Artigo

Uma historinha de samba

Por Ateneia Feijó no Blog do Noblat (original aqui)
Até que tentei. Mas não resisti à mulher de verdade. Explico-me. Domingo, lia a coluna do Ancelmo Góis quando deparei com a nota sobre a musa inspiradora do samba "Ai, que saudades da Amélia", de Mário Lago e Ataulfo Alves. A nota dizia que a Amélia existiu mesmo. E que morreu com mais de 90 anos, em Realengo, Zona Oeste do Rio. Gente, eu a conheci!

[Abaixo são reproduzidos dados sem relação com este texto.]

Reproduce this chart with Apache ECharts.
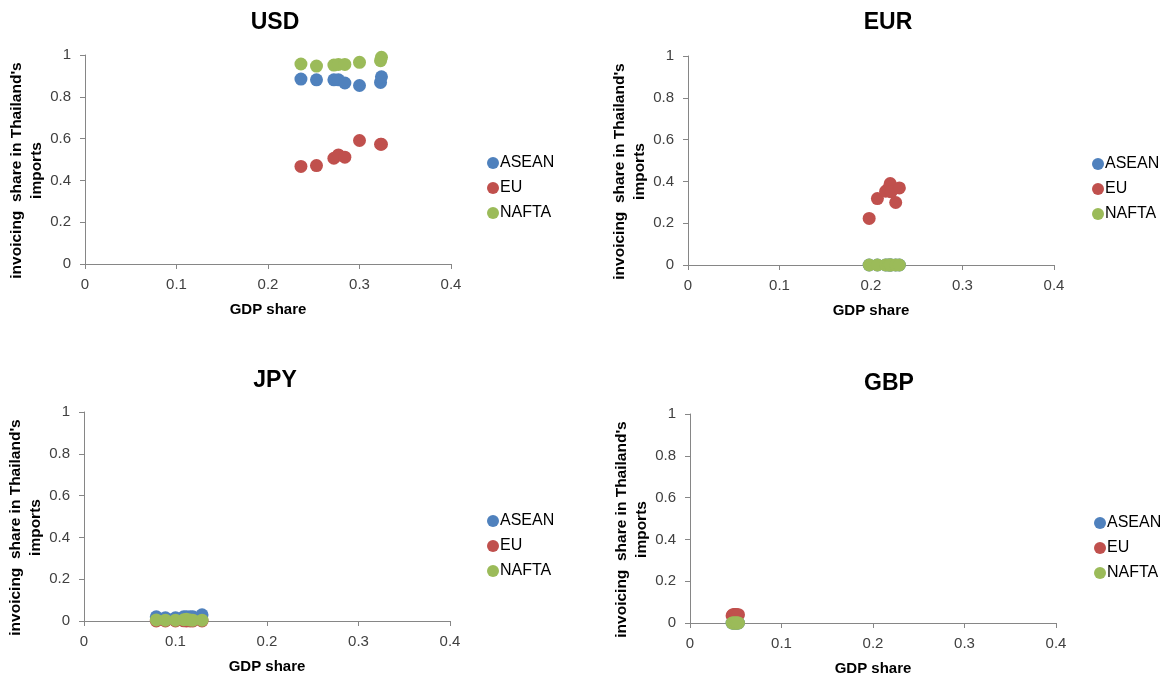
<!DOCTYPE html>
<html>
<head>
<meta charset="utf-8">
<script src="https://cdn.jsdelivr.net/npm/echarts@6/dist/echarts.min.js"></script>
<style>
  html, body { margin: 0; padding: 0; background: #fff; }
  #chart { width: 1166px; height: 679px; }
</style>
</head>
<body>
<div id="chart"></div>
<script>
// panel titles and regions
const currencies = ['USD', 'EUR', 'JPY', 'GBP']
const regions = ['ASEAN', 'EU', 'NAFTA']
const xTicks = [0, 0.1, 0.2, 0.3, 0.4]
const yTicks = [0, 0.2, 0.4, 0.6, 0.8, 1]

// USD
const usdGdp = [0.236, 0.253, 0.272, 0.277, 0.284, 0.300, 0.323, 0.324]
const usdAsean = [0.885, 0.881, 0.881, 0.881, 0.866, 0.854, 0.869, 0.896]
const usdEu = [0.467, 0.471, 0.506, 0.522, 0.511, 0.591, 0.573, 0.573]
const usdNafta = [0.957, 0.947, 0.952, 0.955, 0.955, 0.965, 0.973, 0.989]

// EUR
const eurGdp = [0.198, 0.207, 0.216, 0.219, 0.221, 0.222, 0.227, 0.231]
const eurAsean = [0, 0, 0, 0, 0, 0, 0, 0]
const eurEu = [0.223, 0.318, 0.353, 0.366, 0.390, 0.350, 0.299, 0.369]
const eurNafta = [0, 0, 0, 0, 0, 0, 0, 0]

// JPY
const jpyGdp = [0.079, 0.089, 0.100, 0.109, 0.112, 0.116, 0.119, 0.129]
const jpyAsean = [0.020, 0.015, 0.015, 0.020, 0.020, 0.020, 0.020, 0.030]
const jpyEu = [0.000, 0.000, 0.000, 0.001, 0.000, 0.000, 0.000, 0.000]
const jpyNafta = [0.005, 0.004, 0.004, 0.006, 0.008, 0.005, 0.004, 0.004]

// GBP
const gbpGdp = [0.046, 0.047, 0.048, 0.049, 0.050, 0.051, 0.052, 0.053]
const gbpAsean = [0, 0, 0, 0, 0, 0, 0, 0]
const gbpEu = [0.035, 0.040, 0.040, 0.041, 0.040, 0.040, 0.038, 0.040]
const gbpNafta = [0, 0, 0, 0, 0, 0, 0, 0]

const panelData = [
  [usdGdp, [usdAsean, usdEu, usdNafta]],
  [eurGdp, [eurAsean, eurEu, eurNafta]],
  [jpyGdp, [jpyAsean, jpyEu, jpyNafta]],
  [gbpGdp, [gbpAsean, gbpEu, gbpNafta]],
]

const colors = ['#4F81BD', '#C0504D', '#9BBB59']

// plot boxes: left, top, width, height
const boxes = [
  [85, 55, 366, 209],
  [688, 56, 366, 209],
  [84, 412, 366, 209],
  [690, 414, 366, 209],
]
const titlePos = [[270, 6], [883, 6], [270, 364], [884, 367]]
const legendPos = [[482, 150], [1087, 151], [482, 508], [1089, 510]]

const chart = echarts.init(document.getElementById('chart'))

const axisColor = '#868686'
const labelColor = '#404040'
const font = 'Liberation Sans'

const pairs = (xs, ys) => xs.map((x, i) => [x, ys[i]])

const option = {
  animation: false,
  textStyle: { fontFamily: font },
  title: currencies.map((c, i) => ({
    text: c,
    left: titlePos[i][0],
    top: titlePos[i][1],
    textAlign: 'center',
    textStyle: { fontSize: 23, fontWeight: 'bold', color: '#000', fontFamily: font },
  })),
  legend: legendPos.map((p) => ({
    data: regions,
    orient: 'vertical',
    left: p[0],
    top: p[1],
    itemGap: 9,
    itemWidth: 12,
    itemHeight: 12,
    icon: 'circle',
    textStyle: { fontSize: 16, color: '#000', fontFamily: font, padding: [0, 0, 0, -4] },
  })),
  grid: boxes.map((b) => ({ left: b[0], top: b[1], width: b[2], height: b[3] })),
  xAxis: boxes.map((b, i) => ({
    gridIndex: i,
    type: 'value',
    min: xTicks[0],
    max: xTicks[xTicks.length - 1],
    interval: 0.1,
    name: 'GDP share',
    nameLocation: 'middle',
    nameGap: 38,
    nameTextStyle: { fontSize: 15, fontWeight: 'bold', color: '#000' },
    axisLine: { show: true, lineStyle: { color: axisColor } },
    axisTick: { show: true, length: 5, lineStyle: { color: axisColor } },
    axisLabel: { fontSize: 15, color: labelColor, margin: 13 },
    splitLine: { show: false },
  })),
  yAxis: boxes.map((b, i) => ({
    gridIndex: i,
    type: 'value',
    min: yTicks[0],
    max: yTicks[yTicks.length - 1],
    interval: 0.2,
    name: "invoicing  share in Thailand's\nimports",
    nameLocation: 'middle',
    nameRotate: 90,
    nameGap: 34,
    nameTextStyle: {
      fontSize: 15.5, fontWeight: 'bold', color: '#000', lineHeight: 20,
      padding: [0, 22, 0, 0],
    },
    axisLine: { show: true, lineStyle: { color: axisColor } },
    axisTick: { show: true, length: 5, lineStyle: { color: axisColor } },
    axisLabel: { fontSize: 15, color: labelColor, margin: 14 },
    splitLine: { show: false },
  })),
  series: [],
}

panelData.forEach(([gdp, vals], i) => {
  vals.forEach((ys, r) => {
    option.series.push({
      name: regions[r],
      type: 'scatter',
      xAxisIndex: i,
      yAxisIndex: i,
      symbolSize: 13,
      itemStyle: { color: colors[r], opacity: 1 },
      data: pairs(gdp, ys),
    })
  })
})

chart.setOption(option)
</script>
</body>
</html>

As novas gerações talvez nunca tenham escutado este velho samba que gerou polêmica e ganhou fama. Quem sabe soando ainda impertinente em ouvidos feministas ou machistas, que como nos antigos tempos levam seus versos ao pé da letra; inflamando paixões e discussões de julgamento da pobre Amélia...

Nunca vi fazer tanta exigência
Nem fazer o que você me faz
Você não sabe o que é consciência
Nem vê que eu sou um pobre rapaz

Você só pensa em luxo e riqueza
Tudo o que você vê, você quer
Ai, meu Deus, que saudades da Amélia
Aquilo, sim, é que era mulher!

Às vezes, passava fome ao meu lado
E achava bonito não ter o que comer
E quando me via contrariado
Dizia: "Meu filho, o que se há de fazer!"

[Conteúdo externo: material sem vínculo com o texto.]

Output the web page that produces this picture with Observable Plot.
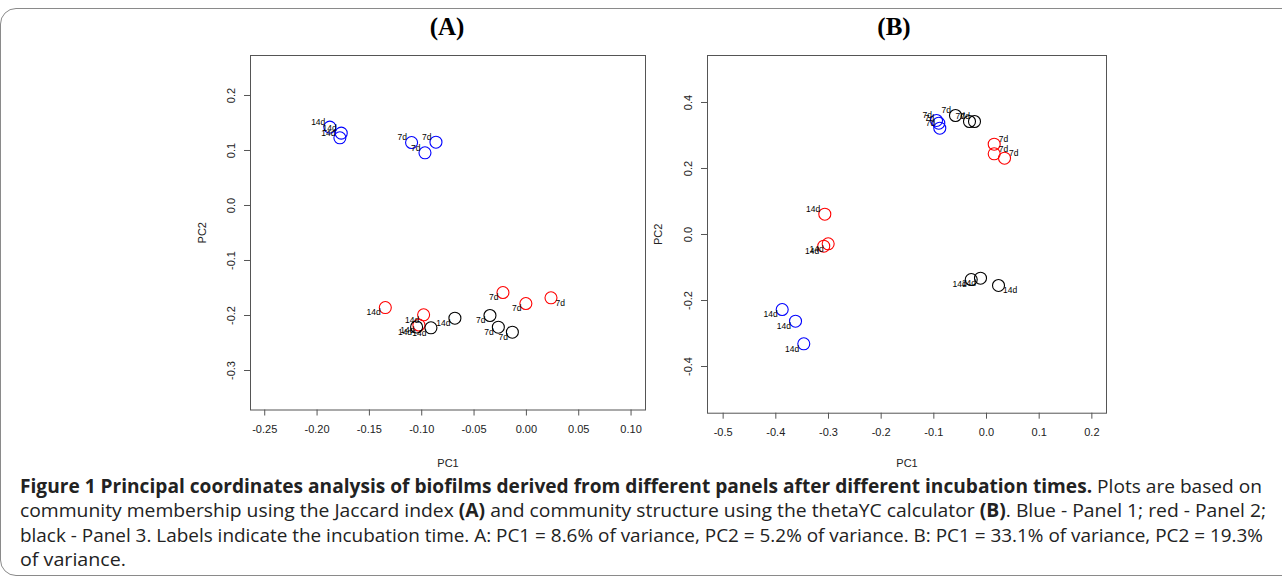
<!DOCTYPE html>
<html><head><meta charset="utf-8">
<script src="https://cdn.jsdelivr.net/npm/d3@7"></script>
<script src="https://cdn.jsdelivr.net/npm/@observablehq/plot@0.6"></script>
<style>
body{margin:0;background:#fff;}
#page{position:relative;width:1282px;height:587px;overflow:hidden;background:#fff;}
#border{position:absolute;left:0;top:8px;width:1320px;height:568px;border:1px solid #8a8a8a;border-radius:16px 0 0 16px;box-sizing:border-box;}
.panel{position:absolute;top:0;}
.ptitle{position:absolute;top:12px;font-family:"Liberation Serif","Times New Roman",serif;font-weight:bold;font-size:25px;line-height:30px;transform:translateX(-50%);white-space:nowrap;}
#caption{position:absolute;left:20px;top:474px;font-family:"Open Sans",sans-serif;font-size:19px;color:#222;}
#caption .ln{display:block;white-space:nowrap;height:24.4px;line-height:24.4px;transform-origin:0 50%;width:max-content;}
#caption b{font-weight:bold;}
</style>
</head><body>
<div id="page">
  <div id="border"></div>
  <div id="panelA" class="panel" style="left:0px"></div>
  <div id="panelB" class="panel" style="left:640px"></div>
  <div class="ptitle" style="left:447px">(A)</div>
  <div class="ptitle" style="left:894px">(B)</div>
  <div id="caption">
    <span class="ln" data-w="1242"><b>Figure 1 Principal coordinates analysis of biofilms derived from different panels after different incubation times.</b> Plots are based on</span>
    <span class="ln" data-w="1246">community membership using the Jaccard index <b>(A)</b> and community structure using the thetaYC calculator <b>(B)</b>. Blue - Panel 1; red - Panel 2;</span>
    <span class="ln" data-w="1243">black - Panel 3. Labels indicate the incubation time. A: PC1 = 8.6% of variance, PC2 = 5.2% of variance. B: PC1 = 33.1% of variance, PC2 = 19.3%</span>
    <span class="ln" data-w="106">of variance.</span>
  </div>
</div>
<script>
// ---------- Panel A: Jaccard (community membership) ----------
const aPC1   = [-0.1878, -0.1769, -0.1782, -0.1097, -0.0864, -0.0969,
                -0.1348, -0.0982, -0.1027, -0.0224, -0.0005,  0.0235,
                -0.1049, -0.0912, -0.0683, -0.0348, -0.0268, -0.0134];
const aPC2   = [ 0.1424,  0.1315,  0.1231,  0.1145,  0.1151,  0.0958,
                -0.1855, -0.1987, -0.2173, -0.1582, -0.1782, -0.1678,
                -0.2209, -0.2224, -0.2049, -0.2000, -0.2213, -0.2304];
const aPanel = ["Panel 1","Panel 1","Panel 1","Panel 1","Panel 1","Panel 1",
                "Panel 2","Panel 2","Panel 2","Panel 2","Panel 2","Panel 2",
                "Panel 3","Panel 3","Panel 3","Panel 3","Panel 3","Panel 3"];
const aTime  = ["14d","14d","14d","7d","7d","7d",
                "14d","14d","14d","7d","7d","7d",
                "14d","14d","14d","7d","7d","7d"];
const aXTicks = [-0.25, -0.20, -0.15, -0.10, -0.05, 0.00, 0.05, 0.10];
const aYTicks = [-0.3, -0.2, -0.1, 0.0, 0.1, 0.2];

// ---------- Panel B: thetaYC (community structure) ----------
const bPC1   = [-0.0949, -0.0906, -0.0887, -0.3879, -0.3626, -0.3469,
                 0.0146,  0.0146,  0.0342, -0.3070, -0.3006, -0.3090,
                -0.0589, -0.0323, -0.0228, -0.0290, -0.0114,  0.0228];
const bPC2   = [ 0.3455,  0.3373,  0.3221, -0.2273, -0.2627, -0.3312,
                 0.2736,  0.2445,  0.2312,  0.0615, -0.0282, -0.0355,
                 0.3606,  0.3424,  0.3424, -0.1364, -0.1324, -0.1545];
const bPanel = ["Panel 1","Panel 1","Panel 1","Panel 1","Panel 1","Panel 1",
                "Panel 2","Panel 2","Panel 2","Panel 2","Panel 2","Panel 2",
                "Panel 3","Panel 3","Panel 3","Panel 3","Panel 3","Panel 3"];
const bTime  = ["7d","7d","7d","14d","14d","14d",
                "7d","7d","7d","14d","14d","14d",
                "7d","7d","7d","14d","14d","14d"];
const bXTicks = [-0.5, -0.4, -0.3, -0.2, -0.1, 0.0, 0.1, 0.2];
const bYTicks = [-0.4, -0.2, 0.0, 0.2, 0.4];

const panelNames  = ["Panel 1", "Panel 2", "Panel 3"];
const panelColors = ["blue", "red", "black"];

function rows(pc1, pc2, panel, time) {
  return pc1.map((x, i) => ({pc1: x, pc2: pc2[i], panel: panel[i], time: time[i]}));
}

function labelMarks(data) {
  const quads = [
    {f: d => d.pc1 >= 0 && d.pc2 >= 0, a: "start", dx: 4.5, dy: -5},
    {f: d => d.pc1 >= 0 && d.pc2 < 0,  a: "start", dx: 4.5, dy: 5},
    {f: d => d.pc1 < 0 && d.pc2 >= 0,  a: "end",   dx: -4.5, dy: -5},
    {f: d => d.pc1 < 0 && d.pc2 < 0,   a: "end",   dx: -4.5, dy: 5}
  ];
  return quads.map(q => Plot.text(data.filter(q.f), {
    x: "pc1", y: "pc2", text: "time", textAnchor: q.a, dx: q.dx, dy: q.dy,
    fontSize: 8.5, fill: "black"
  }));
}

function panelPlot(data, o) {
  return Plot.plot({
    width: o.width, height: o.height,
    marginLeft: o.ml, marginRight: o.mr, marginTop: o.mt, marginBottom: o.mb,
    style: {fontFamily: "'Liberation Sans', Arial, sans-serif", fontSize: "11px", color: "#222", background: "transparent"},
    x: {domain: o.xd},
    y: {domain: o.yd},
    color: {domain: panelNames, range: panelColors},
    marks: [
      Plot.frame({stroke: "#555"}),
      Plot.axisX({ticks: o.xt, tickFormat: o.xf, tickSize: 6, tickPadding: 9, stroke: "#555",
                  label: "PC1", labelAnchor: "center", labelOffset: o.xlo, labelArrow: "none"}),
      Plot.axisY({ticks: o.yt, tickFormat: o.yf, tickSize: 6, tickPadding: 10, tickRotate: -90, stroke: "#555",
                  label: "PC2", labelAnchor: "center", labelOffset: o.ylo, labelArrow: "none"}),
      Plot.dot(data, {x: "pc1", y: "pc2", stroke: "panel", r: 6, strokeWidth: 1.1, fill: "none"}),
      ...labelMarks(data)
    ]
  });
}

const plotA = panelPlot(rows(aPC1, aPC2, aPanel, aTime), {
  width: 660, height: 475, ml: 250, mr: 15, mt: 55, mb: 65.5,
  xd: [-0.2636, 0.1138], yd: [-0.3718, 0.2727],
  xt: aXTicks, yt: aYTicks, xf: d => d.toFixed(2), yf: d => d.toFixed(1),
  xlo: 57, ylo: 52
});
document.getElementById("panelA").appendChild(plotA);

const plotB = panelPlot(rows(bPC1, bPC2, bPanel, bTime), {
  width: 480, height: 475, ml: 67, mr: 14, mt: 55, mb: 62.3,
  xd: [-0.5297, 0.2278], yd: [-0.5415, 0.5424],
  xt: bXTicks, yt: bYTicks, xf: d => d.toFixed(1), yf: d => d.toFixed(1),
  xlo: 54, ylo: 53
});
document.getElementById("panelB").appendChild(plotB);

// fit caption lines to the reference line widths
document.querySelectorAll("#caption .ln").forEach(el => {
  const w = el.getBoundingClientRect().width;
  const target = +el.dataset.w;
  el.style.transform = `scaleX(${target / w})`;
});
</script>
</body></html>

Amélia não tinha a menor vaidade!
Amélia é que era mulher de verdade!

Em 1976, eu e o fotógrafo Carlos Humberto TDC localizamos Amélia no subúrbio carioca do Encantado. Aos 65 anos, viúva do tipógrafo Pedro Prisco Ferreira, mãe de 13 filhos (seis ainda eram vivos), ela morava com o caçula, a nora e duas netas. E não se fez de rogada.

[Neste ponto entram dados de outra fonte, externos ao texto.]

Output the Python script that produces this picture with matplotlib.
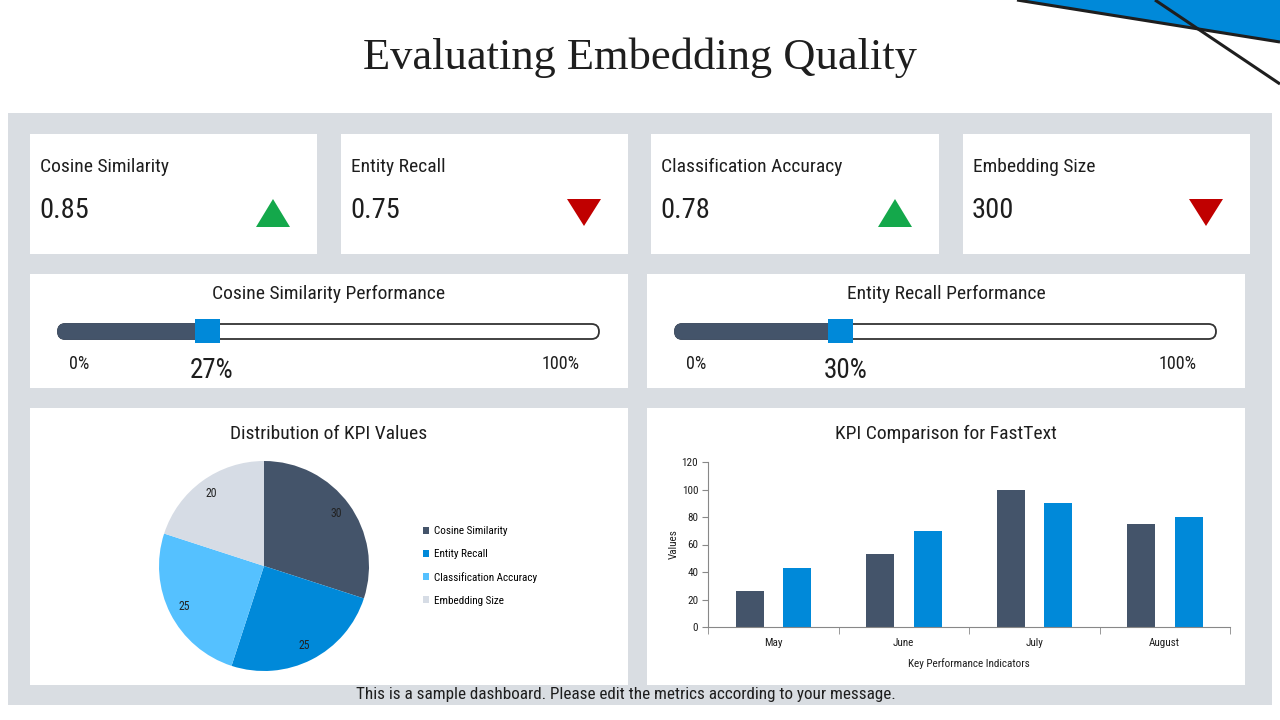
import matplotlib
matplotlib.use("Agg")
import matplotlib.pyplot as plt
from matplotlib import font_manager
from matplotlib.patches import Rectangle, FancyBboxPatch, Polygon
import numpy as np

# ---------------- data ----------------
title = "Evaluating Embedding Quality"
kpi_names = ["Cosine Similarity", "Entity Recall", "Classification Accuracy", "Embedding Size"]
kpi_values = ["0.85", "0.75", "0.78", "300"]
kpi_trend = ["up", "down", "up", "down"]

slider_titles = ["Cosine Similarity Performance", "Entity Recall Performance"]
slider_values = [27, 30]

pie_title = "Distribution of KPI Values"
pie_labels = ["Cosine Similarity", "Entity Recall", "Classification Accuracy", "Embedding Size"]
pie_values = [30, 25, 25, 20]

bar_title = "KPI Comparison for FastText"
bar_months = ["May", "June", "July", "August"]
bar_series_a = [26, 53, 100, 75]
bar_series_b = [43, 70, 90, 80]
bar_yticks = [0, 20, 40, 60, 80, 100, 120]
bar_xlabel = "Key Performance Indicators"
bar_ylabel = "Values"

footer = "This is a sample dashboard. Please edit the metrics according to your message."

# ---------------- style ----------------
DARK = "#44546A"
BLUE = "#0089D9"
LBLUE = "#55C1FF"
LGRAY = "#D6DCE5"
PANEL = "#D9DDE2"
GREEN = "#14A84B"
RED = "#C00000"
TXT = "#1E1E1E"

available = {f.name for f in font_manager.fontManager.ttflist}
SANS = None
for cand in ["Roboto Condensed", "Liberation Sans Narrow", "Open Sans Condensed", "DejaVu Sans Condensed", "Roboto", "DejaVu Sans"]:
    if cand in available:
        SANS = cand
        break
SERIF = "Liberation Serif" if "Liberation Serif" in available else "DejaVu Serif"
plt.rcParams['font.family'] = [SANS, 'DejaVu Sans']

W, H = 1280, 720
fig = plt.figure(figsize=(12.8, 7.2), dpi=100)
fig.patch.set_facecolor("white")
bg = fig.add_axes([0, 0, 1, 1])
bg.set_xlim(0, W)
bg.set_ylim(H, 0)
bg.axis("off")
bg.set_zorder(0)

def ax_at(x0, y0, x1, y1):
    return fig.add_axes([x0 / W, 1 - y1 / H, (x1 - x0) / W, (y1 - y0) / H])

# top-right decoration
bg.add_patch(Polygon([(1017, 0), (1280, 0), (1280, 42)], closed=True, facecolor=BLUE, edgecolor="none"))
bg.plot([1017, 1280], [0, 42], color="#1E1E1E", lw=2.2, solid_capstyle="butt")
bg.plot([1155, 1280], [0, 84], color="#1E1E1E", lw=2.2, solid_capstyle="butt")

# title
bg.text(640, 58, title, fontsize=32, family=SERIF, color=TXT, ha="center", va="center")

# big grey panel
bg.add_patch(Rectangle((8, 113), 1264, 592, facecolor=PANEL, edgecolor="none"))

# KPI cards
card_x = [(30, 317), (341, 628), (651, 939), (963, 1250)]
for (x0, x1), name, val, tr in zip(card_x, kpi_names, kpi_values, kpi_trend):
    bg.add_patch(Rectangle((x0, 134), x1 - x0, 120, facecolor="white", edgecolor="none"))
    bg.text(x0 + 10, 167, name, fontsize=14, color=TXT, ha="left", va="center")
    bg.text(x0 + 9, 211, val, fontsize=20.5, color=TXT, ha="left", va="center")
    cx = x1 - 44
    if tr == "up":
        tri = [(cx - 17, 227), (cx + 17, 227), (cx, 199)]
        col = GREEN
    else:
        tri = [(cx - 17, 199), (cx + 17, 199), (cx, 226)]
        col = RED
    bg.add_patch(Polygon(tri, closed=True, facecolor=col, edgecolor="none"))

# slider panels
slider_panels = [(30, 628), (647, 1245)]
for (x0, x1), stitle, sval in zip(slider_panels, slider_titles, slider_values):
    bg.add_patch(Rectangle((x0, 274), x1 - x0, 114, facecolor="white", edgecolor="none"))
    cx = (x0 + x1) / 2
    bg.text(cx, 294, stitle, fontsize=14, color=TXT, ha="center", va="center")
    tx0, tx1 = x0 + 28, x1 - 29
    ty, th = 324, 15
    bg.add_patch(FancyBboxPatch((tx0, ty), tx1 - tx0, th,
                                boxstyle="round,pad=0,rounding_size=7.5",
                                facecolor="white", edgecolor="#333333", lw=1.3, zorder=2))
    kx = tx0 + 3 + (tx1 - tx0) * sval / 100.0
    bg.add_patch(FancyBboxPatch((tx0, ty), kx - tx0, th,
                                boxstyle="round,pad=0,rounding_size=7.5",
                                facecolor=DARK, edgecolor=DARK, lw=1.3, zorder=3))
    bg.add_patch(Rectangle((kx - 12.5, 319), 25, 24, facecolor=BLUE, edgecolor="none", zorder=4))
    bg.text(tx0 + 21, 364, "0%", fontsize=13, color=TXT, ha="center", va="center")
    bg.text(tx1 - 38, 364, "100%", fontsize=13, color=TXT, ha="center", va="center")
    bg.text(kx + 5, 370, f"{sval}%", fontsize=19.5, color=TXT, ha="center", va="center")

# bottom panels
bg.add_patch(Rectangle((30, 408), 598, 277, facecolor="white", edgecolor="none"))
bg.add_patch(Rectangle((647, 408), 598, 277, facecolor="white", edgecolor="none"))
bg.text(329, 434, pie_title, fontsize=14, color=TXT, ha="center", va="center")
bg.text(946, 434, bar_title, fontsize=14, color=TXT, ha="center", va="center")

# footer
bg.text(626, 694, footer, fontsize=12.3, color=TXT, ha="center", va="center")

# ---------------- pie ----------------
pax = ax_at(159, 461, 369, 671)
total = sum(pie_values)
wedges, _, autotexts = pax.pie(pie_values, colors=[DARK, BLUE, LBLUE, LGRAY], startangle=90,
                               counterclock=False, radius=1.0,
                               autopct=lambda p: f"{round(p * total / 100)}",
                               pctdistance=0.85, wedgeprops=dict(linewidth=0))
for t in autotexts:
    t.set_fontsize(8.5)
    t.set_color("#222222")
pax.set_xlim(-1, 1)
pax.set_ylim(-1, 1)
pax.set_aspect("equal")
pax.patch.set_alpha(0)

leg = fig.legend(wedges, pie_labels, loc="center left",
                 bbox_to_anchor=(417 / W, 1 - 566 / H), frameon=False,
                 fontsize=8, handlelength=0.6, handleheight=0.6, handletextpad=0.45,
                 labelspacing=1.15, borderpad=0)

# ---------------- bars ----------------
bax = ax_at(708, 462, 1230, 627)
x = np.arange(len(bar_months))
bw = 0.215
bax.bar(x - 0.18, bar_series_a, width=bw, color=DARK)
bax.bar(x + 0.185, bar_series_b, width=bw, color=BLUE)
bax.set_xlim(-0.5, len(bar_months) - 0.5)
bax.set_ylim(0, 120)
bax.set_yticks(bar_yticks)
bax.set_xticks(x)
bax.set_xticklabels(bar_months)
bax.set_xticks(np.arange(-0.5, len(bar_months), 1.0), minor=True)
bax.tick_params(axis="x", which="major", length=0, pad=8, labelsize=8, colors=TXT)
bax.tick_params(axis="x", which="minor", length=5, color="#888888", direction="out")
bax.tick_params(axis="y", length=4, color="#888888", labelsize=8, pad=3, labelcolor=TXT)
for s in ["top", "right"]:
    bax.spines[s].set_visible(False)
for s in ["left", "bottom"]:
    bax.spines[s].set_color("#888888")
    bax.spines[s].set_linewidth(0.8)
bax.set_xlabel(bar_xlabel, fontsize=8, color=TXT, labelpad=7)
bax.set_ylabel(bar_ylabel, fontsize=8, color=TXT, labelpad=2)
bax.patch.set_alpha(0)

fig.savefig("out.png", dpi=100, facecolor="white")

Com 38 quilos, pequenina e grisalha, Amélia Ferreira se deixou fotografar na janela de um casarão cor-de-rosa desbotado sem luxo e sem riqueza. Com o retrato do seu amado e abraçada às netas. Posou também com Mário Lago e Araci de Almeida. Tudo para sair na Manchete.
Narrou ter se casado aos 14 anos. O marido era "tão amoroso e bom de conversa" que ela nunca se arrependera do matrimônio precoce. Confidenciou ter sido getulista e que as mulheres daquele tempo reclamavam melhor as coisas. "Agora estão mais letradas, agitam, mas o mundo vai cada vez pior", ressaltara.


Relatou que ia ao cinema, se divertia e o marido achava ótimo. No carnaval ela dançava no rancho Oposição, sambava no baile do River e no bloco "Não posso me amofinar". Em resumo. Vivera 45 anos com o tipógrafo Pedro e não tinha dúvidas: ele é que era homem! Passar fome ao seu lado? Como assim? O quintal estava cheio de patos, galinhas, porcos, cabritos.
Por que se transformara na Amélia do samba?


Para ajudar no orçamento familiar, a Amélia Ferreira fazia faxina e lavava a roupa da casa de dona Eugênia, mãe da cantora Araci de Almeida. Então, Altamir, irmão de Araci, bom de samba e pandeiro, impressionava-se com a coragem e a alegria daquela mulher miudinha cheia de filhos, que trabalhava sem perder a esportiva. Um dia, pegou o pandeiro e começou a cantarolar: "Amélia não tem a menor vaidade / Amélia é que é mulher de verdade / Pega a roupa e lava à vontade."

Ela riu da brincadeira. Tempos depois, escutou no rádio o "Ai, que saudades da Amélia", o samba já de autoria de Mário Lago e Ataulfo Alves. A Araci levara a idéia para Mário, que a desenvolvera. O Ataulfo fizera a música. "Quem me contou isso foi a própria Araci", garantira-me a mulher de verdade.